It’s an interesting speculation, whether true or not. However, it strikes me that the essential aspects could be simplified just with a few people on top using their own weight to affect balance - so no need to swing the thing around and the two teams of pushers alternating which arm is shoved forwards (from the side rather than from the end)
Even if practical on the flat it's going to be a mare on undulating ground.

pgk

Oldiron04/07/2021 11:03:23
1193 forum posts
59 photos

I read that article a few minutes ago. It is a very intersting hypothesis. We have all moved heavy items using a rocking motion so it would work. Not sure if I would want to move 50 odd ton rocks with it. As pgk said it would be pretty unstable over undulating or very soft ground.

regards

 

Edited By Oldiron on 04/07/2021 11:03:54

pgk pgk04/07/2021 11:10:22
2661 forum posts
294 photos

That and if going to invent the lazy susan ball race ya might as well shove the balls under the thing and use a wooden track..?

Zan04/07/2021 11:18:51
356 forum posts
25 photos

Interesting concept but would  be better just using balance without the turntable

I suppose the druids would just pop down to the local timber merchant fir the very very thick planks needed to support the weight, feet thick? then get them to send a forklift to get the stone onto the top…

 

Edited By Zan on 04/07/2021 11:19:12

Farmboy04/07/2021 11:41:47
171 forum posts
2 photos

There's scope for a lot of serious time-wasting, trying to work out how (and, indeed, why) ancient people shifted so much masonry over great distances. Not to mention how they managed to erect somewhat irregular sized massive stone pillars so that the tops were almost perfectly aligned, then fit stone lintels on top with mortice and tenon joints!

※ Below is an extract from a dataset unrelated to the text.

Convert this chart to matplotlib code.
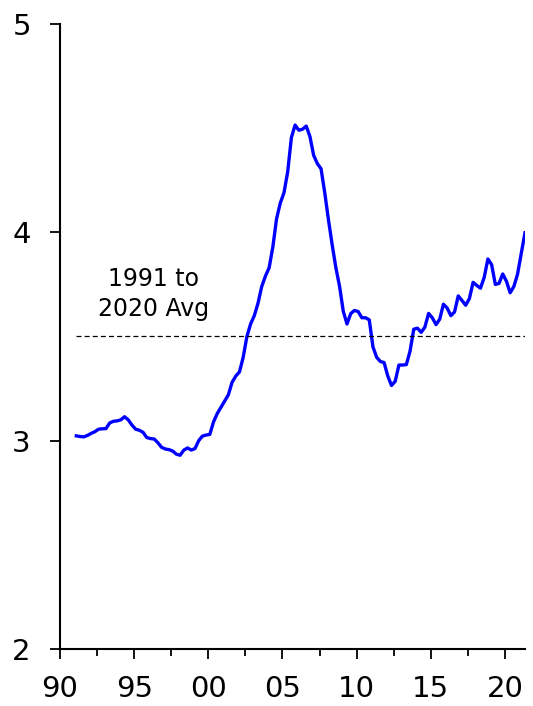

Once you've worked all that out you can move on to Baalbek and work out how they quarried and moved stone blocks weighing 800 tons or more.

Believe me, I've tried . . . most avenues of research end up with giants, aliens or magic disgust

Ady104/07/2021 12:33:13
avatar
6137 forum posts
893 photos

"Have it moved over there by teatime or you'll be crucified tonight." does tend to motivate

**LINK**

Edited By Ady1 on 04/07/2021 12:35:00

pgk pgk04/07/2021 12:52:46
2661 forum posts
294 photos

I'm no historian, so I’ve been looking up dates.
Stonehenge would be Bronze Age, but also around the time the great pyramid at Giza was completed.
The wheel was invented before Stonehenge albeit in places like Mesopotamia.
We fail to credit how much international trade did go on and how many ideas would have trickled around from the lost and displaced and the wanderers. Egyptians were seafaring and trading around that time and while they might not be brave enough to go through the pillars of Hercules it's not unreasonable to suggest crossing the Med and overland exploration for trade.
Crude planking, rope making, sawing with rope and grit, knives and chisels were all available theoretically if not actually proven for Stonehenge builders.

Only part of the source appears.